The services rollup strategy isn't dead—far from it. But it's no longer a differentiated edge on its own. What separates winners from the pack is execution: sourcing the right platforms, integrating acquisitions cleanly, building management teams that can scale, and exiting at the right moment. Estancia has done it twice. Now it has to prove it can do it at twice the scale, in a market that's more competitive and less forgiving than the one where it cut its teeth.

The Verdict: Momentum, Not Certainty

Estancia Capital's $825 million Fund III close is a vote of confidence from institutional LPs that the firm's strategy remains viable at scale. It's also a bet that the services consolidation wave—despite being crowded—still has room to run for disciplined operators who can source well and execute cleanly.

But momentum isn't the same as certainty.

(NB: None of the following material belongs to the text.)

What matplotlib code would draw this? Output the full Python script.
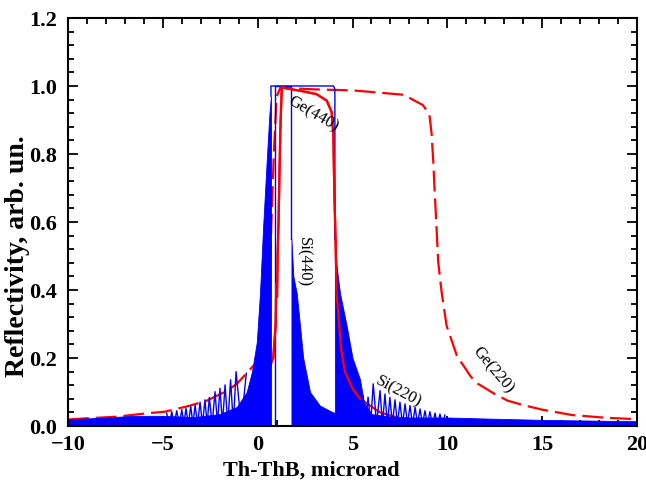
import matplotlib
matplotlib.use('Agg')
import matplotlib.pyplot as plt
from matplotlib.ticker import MultipleLocator, FormatStrFormatter

plt.rcParams['font.family'] = ['Liberation Serif', 'DejaVu Serif']
plt.rcParams['lines.scale_dashes'] = False

# Ge(220) reflection curve (dashed)
ge220_x = [-10, -8.9, -7.5, -5.9, -4.9, -3.7, -2.7, -1.6, -1.1, -0.67, -0.14, 0.3, 0.6, 0.85, 1.0, 1.2,
           3.0, 5.0, 6.5, 7.7, 8.7, 9.05, 9.17, 9.26, 9.3, 9.52, 9.7, 9.96, 10.5, 11.2, 11.5, 12.5,
           13.2, 14.1, 15.0, 16.6, 18.4, 20]
ge220_y = [0.019, 0.023, 0.027, 0.037, 0.042, 0.058, 0.074, 0.104, 0.124, 0.15, 0.182, 0.24, 0.4, 0.8, 0.97, 0.995,
           0.99, 0.987, 0.98, 0.974, 0.944, 0.918, 0.859, 0.776, 0.726, 0.481, 0.393, 0.295, 0.207, 0.148, 0.128, 0.094,
           0.074, 0.06, 0.048, 0.032, 0.024, 0.02]

# Ge(440) reflection curve (solid)
ge440_x = [-10, -5, -3, -2, -1, -0.5, 0.0, 0.5, 0.82, 0.95, 0.98, 1.02, 1.05, 1.1, 1.15, 1.2, 1.27,
           1.5, 2.23, 3.1, 3.64, 3.9, 3.99, 4.04, 4.11, 4.16, 4.3, 4.4, 4.6, 5.0, 5.4, 6.45, 7.5, 10, 15, 20]
ge440_y = [0.008, 0.012, 0.016, 0.02, 0.035, 0.05, 0.09, 0.15, 0.2, 0.3, 0.42, 0.38, 0.5, 0.6, 0.75, 0.88, 0.997,
           0.993, 0.986, 0.976, 0.957, 0.923, 0.854, 0.688, 0.54, 0.39, 0.295, 0.226, 0.16, 0.11, 0.08, 0.04, 0.023,
           0.012, 0.007, 0.005]

# Si(220): flat top, dense tails and resolved side oscillations
si220_top_x = [0.70, 0.70, 4.0, 4.07, 4.07]
si220_top_y = [0.97, 1.0, 1.0, 0.99, 0.55]
si220_left_x = [-10, -8.3, -6.5, -5.0, -3.4, -2.0, -1.1, -0.58, -0.3, -0.05, 0.12, 0.29, 0.48, 0.62, 0.70]
si220_left_y = [0.02, 0.024, 0.03, 0.03, 0.026, 0.035, 0.056, 0.1, 0.16, 0.246, 0.39, 0.59, 0.785, 0.92, 0.97]
si220_right_x = [4.07, 4.16, 4.34, 4.69, 5.0, 5.39, 5.6, 6.0, 7.0, 8.0, 10.0, 12.0, 15.0, 20.0]
si220_right_y = [0.55, 0.47, 0.39, 0.295, 0.2, 0.138, 0.07, 0.035, 0.028, 0.025, 0.025, 0.022, 0.018, 0.014]
left_pk_x = [-4.80, -4.53, -4.27, -4.00, -3.78, -3.53, -3.30, -3.04, -2.78, -2.55, -2.25, -1.99, -1.72,
             -1.43, -1.14, -0.60]
left_pk_y = [0.038, 0.042, 0.045, 0.048, 0.052, 0.058, 0.062, 0.070, 0.077, 0.084, 0.101, 0.111, 0.121,
             0.136, 0.160, 0.155]
right_pk_x = [5.55, 5.82, 6.09, 6.45, 6.71, 6.97, 7.24, 7.50, 7.77, 8.03, 8.30, 8.56, 8.82, 9.08, 9.35,
              9.61, 9.87]
right_pk_y = [0.09, 0.085, 0.124, 0.104, 0.094, 0.084, 0.077, 0.070, 0.065, 0.060, 0.055, 0.050, 0.045,
              0.042, 0.038, 0.035, 0.032]

# Si(440): narrow top and dense right tail
si440_top_x = [0.9, 0.9, 1.78, 1.78]
si440_top_y = [0.0, 1.0, 1.0, 0.55]
si440_tail_x = [1.78, 1.88, 2.06, 2.23, 2.4, 2.76, 3.28, 3.97, 5.4, 8.0, 12.0, 20.0]
si440_tail_y = [0.55, 0.44, 0.39, 0.295, 0.2, 0.1, 0.06, 0.04, 0.03, 0.02, 0.015, 0.01]


def zigzag(px, py, base=0.005):
    xs, ys = [], []
    for i in range(len(px)):
        if i > 0:
            xs.append((px[i - 1] + px[i]) / 2)
            ys.append(base)
        xs.append(px[i])
        ys.append(py[i])
    return xs, ys


fig = plt.figure(figsize=(6.46, 4.89), dpi=100)
ax = fig.add_axes([0.1053, 0.1268, 0.8808, 0.8344])

blue = '#0000ff'
red = '#ff0000'

ax.fill_between(si220_left_x, 0, si220_left_y, color=blue, lw=0.6, zorder=2)
ax.fill_between(si220_right_x, 0, si220_right_y, color=blue, lw=0.6, zorder=2)
ax.fill_between(si440_tail_x, 0, si440_tail_y, color=blue, lw=0.6, zorder=2)
ax.plot(si220_top_x, si220_top_y, color=blue, lw=1.0, zorder=2)
ax.plot(si440_top_x, si440_top_y, color=blue, lw=1.0, zorder=2)
zx, zy = zigzag(left_pk_x, left_pk_y)
ax.plot(zx, zy, color=blue, lw=1.0, zorder=2)
zx, zy = zigzag(right_pk_x, right_pk_y)
ax.plot(zx, zy, color=blue, lw=1.0, zorder=2)

# Ge(440): tails sit under the blue, the central peak is drawn on top
ax.plot(ge440_x, ge440_y, color=red, lw=1.6, zorder=1.5)
ax.plot(ge440_x[8:31], ge440_y[8:31], color=red, lw=1.6, zorder=3)
ax.plot(ge220_x, ge220_y, color=red, lw=1.6, dashes=(15, 5), zorder=1.6)

lab = dict(fontsize=12, color='black', ha='center', va='center', zorder=5)
ax.text(2.92, 0.92, 'Ge(440)', rotation=-30, **lab)
ax.text(2.44, 0.485, 'Si(440)', rotation=-90, **lab)
ax.text(7.4, 0.103, 'Si(220)', rotation=-28, **lab)
ax.text(12.4, 0.168, 'Ge(220)', rotation=-50, **lab)

ax.set_xlim(-10, 20)
ax.set_ylim(0, 1.2)
ax.xaxis.set_major_locator(MultipleLocator(5))
ax.xaxis.set_minor_locator(MultipleLocator(1))
ax.yaxis.set_major_locator(MultipleLocator(0.2))
ax.yaxis.set_minor_locator(MultipleLocator(0.04))
ax.yaxis.set_major_formatter(FormatStrFormatter('%.1f'))
ax.tick_params(which='both', direction='in', top=True, right=True, width=1.3, labelsize=16)
ax.tick_params(which='major', length=7)
ax.tick_params(axis='x', which='major', pad=6)
ax.tick_params(axis='y', which='major', pad=8)
ax.tick_params(which='minor', length=4)
for lbl in ax.get_xticklabels() + ax.get_yticklabels():
    lbl.set_fontweight('bold')
for s in ax.spines.values():
    s.set_linewidth(1.5)

ax.set_xlabel('Th-ThB, microrad', fontsize=16, fontweight='bold')
ax.xaxis.set_label_coords(0.427, -0.083)
ax.set_ylabel('Reflectivity, arb. un.', fontsize=20, fontweight='bold')
ax.yaxis.set_label_coords(-0.066, 0.42)

plt.savefig('out.png', dpi=100)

The firm is moving upstream into more competitive deal territory, deploying in a market where entry multiples remain elevated and exit visibility is murky, and scaling a team that will need to manage more complexity across a larger portfolio. Those are solvable challenges, but they're real ones.

The next 18 months will tell the story. If Fund III deploys thoughtfully, integrates aggressively, and Fund II exits start validating returns, Estancia will have successfully navigated the transition from emerging manager to established mid-market player. If deployment stalls, integration stumbles, or exits disappoint, the firm will face the same reckoning that countless other scaled-up funds have encountered: that the strategy that worked at $175 million doesn't always scale to $825 million.

For now, the firm has the capital, the mandate, and the track record to execute. What remains to be seen is whether the market—and the firm's operational discipline—will allow it to deliver the returns LPs are underwriting. That's the bet. And in private equity, the bet is only as good as the exit.